Note: This review is from 2010

Review by Steve Bennett

This jaunty lunchtime cabaret aperitif showcases the talents of Upper-Class Rapper Mr B The Gentleman Rhymer, sultry chanteuse Sarah Louise Young and dandy ukulele strummer Des O’Connor, who is not, it will come as little surprise to learn, the septuagenarian TV host. You would have thought Equity might have something to say about the name.

But if you were looking for an older entertainer with whom to compare O’Connor, Nicholas Parsons spring more readily to mind, with his, obsequious cod-sincerity and penchant for unnecessarily ornate language, camply commenting, for example, that he’s struck by the ‘pulchritude’ of the crowd.

O’Connor is the weakest link of the trio, with his speciality of twee-sounding songs with fast-paced lyrics about the likes of Prozac drug fluoxetine or fake-tanned women caked in make-up, lips pumped up on collagen. Even on a show that – in style, at least – is proud to be relatively mainstream compared to some of the darker and more interesting places cabaret is being dragged, he appears quite the throwback.

Sarah Louise Young is sort of old-fashioned, too – though an attractive woman with a strong, rangey voice singing powerful songs is timeless. Her lyrics, though, can be very much of the 21st century, with a surprisingly elegant number in praise of her fuckbuddy. That the fact the language can be so open fruity renders the age-old trick of misdirected rhyme redundant (such as rhyming blunt with runt, rather than you what you might have expected) but it doesn’t stop both she and O’Connor using the device twice in the show

In another effective song SLY, who has her own famous namesake in the porn industry, sings coolly about British reserve, which is really just an excuse to let out some repressed rage about a fairly familiar list of gripes, but done with élan.

Star of the show, however, is upper-class internet sensation Mr B – who fuses street culture with the Queen’s English his educated background has instilled in him. ‘Chap-hop’ he calls it.

While he made his name online with his own versions existing rap hits, here we are treated to several of his own compositions, accompanied by a backbeat and his banjolele.
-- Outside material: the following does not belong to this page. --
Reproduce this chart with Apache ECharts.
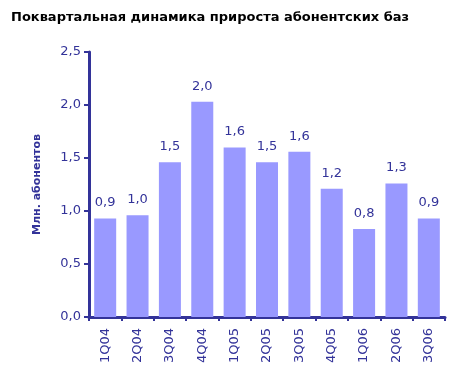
<!DOCTYPE html>
<html><head><meta charset="utf-8">
<script src="https://cdn.jsdelivr.net/npm/echarts@6/dist/echarts.min.js"></script>
<style>html,body{margin:0;padding:0;background:#fff}#c{width:456px;height:375px}</style>
</head><body><div id="c"></div>
<script>
const categories = ['1Q04','2Q04','3Q04','4Q04','1Q05','2Q05','3Q05','4Q05','1Q06','2Q06','3Q06'];
const values = [0.93, 0.96, 1.46, 2.03, 1.60, 1.46, 1.56, 1.21, 0.83, 1.26, 0.93];
const yTicks = [0, 0.5, 1.0, 1.5, 2.0, 2.5];
const title = 'Поквартальная динамика прироста абонентских баз';
const yName = 'Млн. абонентов';

const navy = '#333399';
const fmt = v => v.toFixed(1).replace('.', ',');
const chart = echarts.init(document.getElementById('c'));
chart.setOption({
  animation: false,
  title: { text: title, left: 6, top: 6, textStyle: { fontFamily: 'DejaVu Sans', fontWeight: 'bold', fontSize: 13, color: '#000' } },
  grid: { left: 89, right: 11, top: 52, bottom: 58 },
  xAxis: {
    type: 'category', data: categories,
    axisLine: { lineStyle: { color: navy, width: 3 } },
    axisTick: { show: true, length: 4, lineStyle: { color: navy, width: 2 } },
    axisLabel: { rotate: 90, color: navy, fontFamily: 'DejaVu Sans', fontSize: 13, margin: 11 }
  },
  yAxis: {
    type: 'value', min: yTicks[0], max: yTicks[yTicks.length-1], interval: 0.5,
    name: yName, nameLocation: 'middle', nameGap: 46, nameRotate: 90,
    nameTextStyle: { color: navy, fontFamily: 'DejaVu Sans', fontWeight: 'bold', fontSize: 11 },
    axisLine: { show: true, lineStyle: { color: navy, width: 3 } },
    axisTick: { show: true, length: 5, lineStyle: { color: navy, width: 2 } },
    splitLine: { show: false },
    axisLabel: { color: navy, fontFamily: 'DejaVu Sans', fontSize: 13, margin: 8, formatter: v => fmt(v) }
  },
  series: [{
    type: 'bar', data: values, barWidth: '68%',
    itemStyle: { color: '#9999FF' },
    label: { show: true, position: 'top', distance: 9, color: navy, fontFamily: 'DejaVu Sans', fontSize: 13, formatter: p => fmt(p.value) }
  }]
});
</script></body></html>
It’s been a long time since anyone called a humourous song a ‘rag’, but it seems entirely appropriated in Mr B’s case, with his witty, catchy numbers about Tim Westwood and the appeal drug culture (‘They wanted me to go to rehab/I said "that sounds nice"’).

It would be lazy to describe him as George Formby on crack cocaine – but he’s got that style and he sings about freebasing, so for once it seems entirely appropriate.